April 21, 2026, 15:00, Physics Seminar Room
Speaker: Pavel Orlov, Nanocenter CENN, Slovenia & Gregor Humar, Complex Matter Department, Jozef Stefan Institute & Nanocenter CENN, Slovenia

Circuits Built from Pairwise Difference Conserving Gates: From Loop Symmetries to Localization Transitions

Pavel Orlov

Nanocenter CENN, Slovenia

We introduce a class of dynamical models built from local “pairwise difference conserving” (PDC) gates, which can be defined on arbitrary graphs for both classical and quantum spins. These gates generate an extensive set of conserved loop charges associated with closed paths on the graph, leading to strong fragmentation of the state space into many disconnected dynamical sectors. As an example, we study a classical cellular automaton on a square lattice that exhibits a localization–delocalization transition in information spreading controlled by these charges. The transition is continuous and shows critical behavior similar to second-order phase transitions.
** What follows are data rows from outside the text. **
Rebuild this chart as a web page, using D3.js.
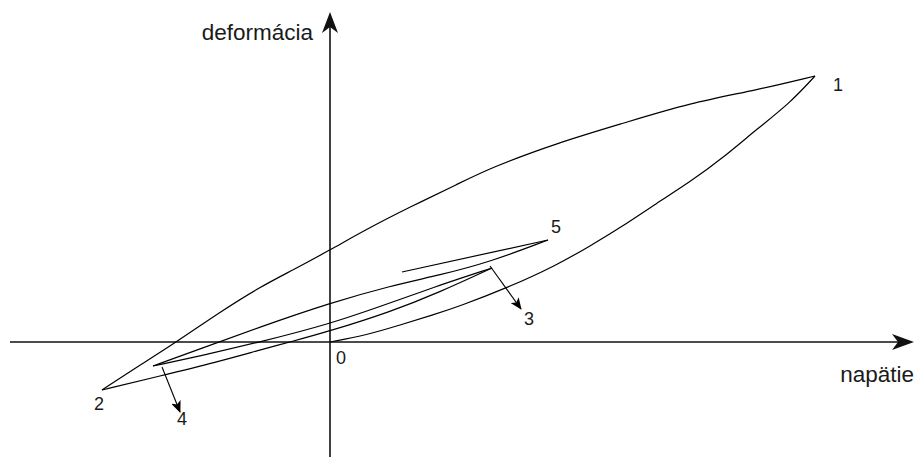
<!DOCTYPE html>
<html>
<head>
<meta charset="utf-8">
<script src="https://cdn.jsdelivr.net/npm/d3@7"></script>
<style>
  html, body { margin: 0; padding: 0; background: #fff; }
  svg { display: block; }
  text { font-family: "Liberation Sans", Arial, sans-serif; fill: #1a1a1a; }
</style>
</head>
<body>
<svg id="chart" width="917" height="457"></svg>
<script>
// ---- data (napätie = x, deformácia = y, arbitrary units) ----
const axisLabels = { x: "napätie", y: "deformácia" };
const originLabel = "0";

// 0 -> 1 : initial loading
const branch01 = [[0,0],[0.37,0.07],[0.70,0.17],[1.03,0.27],[1.30,0.36],[1.77,0.54],[2.27,0.77],[2.60,0.96],[2.90,1.14],[3.27,1.39],[3.60,1.60],[3.94,1.85],[4.27,2.13],[4.60,2.39],[4.85,2.66]];
// 1 -> 2 : unloading
const branch12 = [[4.85,2.66],[4.27,2.52],[3.60,2.39],[2.94,2.19],[2.27,1.99],[1.60,1.74],[1.28,1.58],[0.80,1.35],[0.37,1.13],[0,0.92],[-0.37,0.72],[-0.70,0.55],[-1.10,0.30],[-1.55,-0.01],[-1.90,-0.23],[-2.28,-0.48]];
// 2 -> 3
const branch23 = [[-2.28,-0.48],[-1.70,-0.34],[-1.13,-0.20],[-0.70,-0.08],[-0.40,0],[0,0.11],[0.60,0.30],[1.10,0.50],[1.62,0.74]];
// 3 -> 4
const branch34 = [[1.62,0.74],[1.10,0.57],[0.60,0.39],[0,0.18],[-0.70,0],[-1.30,-0.14],[-1.77,-0.24]];
// 4 -> 5
const branch45 = [[-1.77,-0.24],[-1.30,-0.07],[-0.70,0.15],[0,0.39],[0.60,0.56],[1.10,0.67],[1.60,0.80],[2.18,1.02]];
// 5 -> back
const branch5b = [[2.18,1.02],[0.72,0.70]];

const pointNames = ["1","2","3","4","5"];
const pointAt    = [[4.85,2.66],[-2.28,-0.48],[1.91,0.33],[-1.50,-0.70],[2.18,1.02]];
// pointer arrows for 3 and 4: [from, to]
const pointers = [ [[1.60,0.76],[1.91,0.33]], [[-1.68,-0.25],[-1.50,-0.70]] ];

// ---- layout ----
const W = 917, H = 457;
const x = d3.scaleLinear().domain([-3.3, 5.87]).range([0, W]);
const y = d3.scaleLinear().domain([-1.15, 3.42]).range([H, 0]);
const svg = d3.select("#chart");

const defs = svg.append("defs");
defs.append("marker").attr("id","ptr").attr("viewBox","0 0 12 10")
  .attr("refX",11).attr("refY",5).attr("markerWidth",12).attr("markerHeight",10)
  .attr("markerUnits","userSpaceOnUse").attr("orient","auto")
  .append("path").attr("d","M0,0 L12,5 L0,10 L3,5 Z").attr("fill","#000");

// axes
const x0 = x(0), y0 = y(0);
const xAxisG = svg.append("g");
xAxisG.append("line").attr("x1", x(-3.2)).attr("x2", W - 6).attr("y1", y0).attr("y2", y0)
  .attr("stroke","#111").attr("stroke-width",1.6);
xAxisG.append("path")
  .attr("d", `M${W-3},${y0} L${W-25},${y0-8} L${W-19},${y0} L${W-25},${y0+8} Z`)
  .attr("fill","#111");
const yAxisG = svg.append("g");
yAxisG.append("line").attr("x1", x0).attr("x2", x0).attr("y1", H).attr("y2", 18)
  .attr("stroke","#111").attr("stroke-width",1.6);
yAxisG.append("path")
  .attr("d", `M${x0},12 L${x0-8},33 L${x0},27 L${x0+8},33 Z`)
  .attr("fill","#111");

svg.append("text").attr("x", 914).attr("y", 382).attr("text-anchor","end")
  .attr("font-size", 22.5).text(axisLabels.x);
svg.append("text").attr("x", 313).attr("y", 40).attr("text-anchor","end")
  .attr("font-size", 22.5).text(axisLabels.y);
svg.append("text").attr("x", x0 + 6).attr("y", y0 + 22).attr("font-size", 18).text(originLabel);

// curves
const line = d3.line().x(d => x(d[0])).y(d => y(d[1])).curve(d3.curveBasis);
[branch01, branch12, branch23, branch34, branch45, branch5b].forEach(b => {
  svg.append("path").attr("d", line(b)).attr("fill","none")
    .attr("stroke","#000").attr("stroke-width",1.2);
});

// pointer arrows
pointers.forEach(p => {
  svg.append("line").attr("x1", x(p[0][0])).attr("y1", y(p[0][1]))
    .attr("x2", x(p[1][0])).attr("y2", y(p[1][1]))
    .attr("stroke","#000").attr("stroke-width",1.1).attr("marker-end","url(#ptr)");
});

// point labels
const labelOffset = [[18,15],[-8,20],[3,16],[-3,13],[3,-7]];
pointNames.forEach((n, i) => {
  svg.append("text").attr("x", x(pointAt[i][0]) + labelOffset[i][0])
    .attr("y", y(pointAt[i][1]) + labelOffset[i][1])
    .attr("font-size", 18).text(n);
});
</script>
</body>
</html>
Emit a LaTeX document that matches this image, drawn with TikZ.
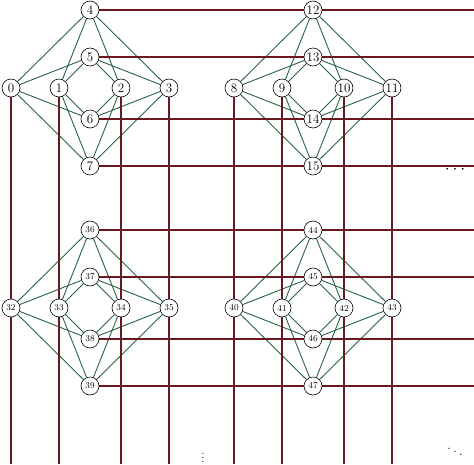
\documentclass[tikz,border=0pt]{standalone}
\usetikzlibrary{backgrounds}
\definecolor{gcol}{RGB}{40,100,68}
\definecolor{rcol}{RGB}{105,25,30}
\begin{document}
\begin{tikzpicture}[x=1pt,y=-1pt,
  vert/.style={circle,draw=black,fill=white,minimum size=18pt,inner sep=0pt,line width=0.6pt},
  bigf/.style={font=\fontsize{13}{13}\selectfont},
  smallf/.style={font=\fontsize{9}{9}\selectfont},
  gedge/.style={draw=gcol,line width=0.9pt},
  redge/.style={draw=rcol,line width=1.4pt},
  dotsnode/.style={inner sep=0pt,font=\fontsize{16}{16}\selectfont}]
\useasboundingbox (0,0) rectangle (474,464);
\coordinate (R) at (474,0);
\coordinate (B) at (0,464);
\foreach \b/\dx/\dy/\fs in {0/0/0/bigf,8/223/0/bigf,32/0/220/smallf,40/223/220/smallf}{
  \foreach \k/\x/\y in {0/11/88,1/59/88,2/121/88,3/169/88,4/90/10,5/90/57,6/90/119,7/90/166}{
    \pgfmathtruncatemacro{\num}{\b+\k}
    \node[vert,\fs] (n\num) at (\x+\dx,\y+\dy) {\num};
  }
}
\begin{pgfonlayer}{background}
\foreach \b in {0,8,32,40}{
  \foreach \i in {0,1,2,3}{
    \foreach \j in {4,5,6,7}{
      \pgfmathtruncatemacro{\p}{\b+\i}
      \pgfmathtruncatemacro{\q}{\b+\j}
      \draw[gedge] (n\p) -- (n\q);
    }
  }
}
\foreach \b in {0,32}{
  \foreach \j in {4,5,6,7}{
    \pgfmathtruncatemacro{\q}{\b+\j}
    \draw[redge] (n\q.center) -- (n\q.center -| R);
  }
}
\foreach \b in {0,8}{
  \foreach \i in {0,1,2,3}{
    \pgfmathtruncatemacro{\p}{\b+\i}
    \draw[redge] (n\p.center) -- (n\p.center |- B);
  }
}
\end{pgfonlayer}
\node[dotsnode] (hdots) at (455,170) {$\cdots$};
\node[dotsnode,font=\fontsize{12}{12}\selectfont] (vdots) at (203,455) {$\vdots$};
\node[dotsnode] (ddots) at (455,449) {$\ddots$};
\end{tikzpicture}
\end{document}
Our results identify PDC circuits as a simple framework for studying constrained dynamics, emergent conservation laws, and fragmentation phenomena in both classical and quantum systems.

Related publications:

https://arxiv.org/abs/2509.22368

https://arxiv.org/abs/2510.18992

 

Constrained dynamics of false vacuum decay in one- and two-dimensional tilted Ising models

Gregor Humar

Complex Matter Department, Jozef Stefan Institute & Nanocenter CENN, Slovenia

False vacuum decay, describing the transition from a metastable state to a true vacuum configuration, is a fundamental non-perturbative phenomenon in quantum field theory and non-equilibrium statistical mechanics, yet remains difficult to study experimentally. Using programmable quantum annealers and numerical simulations we investigate false vacuum decay in tilted Ising models in one and two dimensions. In one-dimensional quantum annealer experiments we directly observe the quantized nucleation of true-vacuum bubbles and develop an effective description that captures their formation and interactions [1]. Extending to two dimensions, we identify a regime where true-vacuum bubbles spread resonantly as the energy gain from the true vacuum compensates the cost of domain-wall creation. This mechanism produces fractal-like growth with a ballistically propagating wavefront that remains robust against disorder and dissipation. Further analysis of the wavefront broadening reveals scaling behaviour consistent with KPZ-type dynamics. These results establish a framework for studying false vacuum decay in large quantum systems.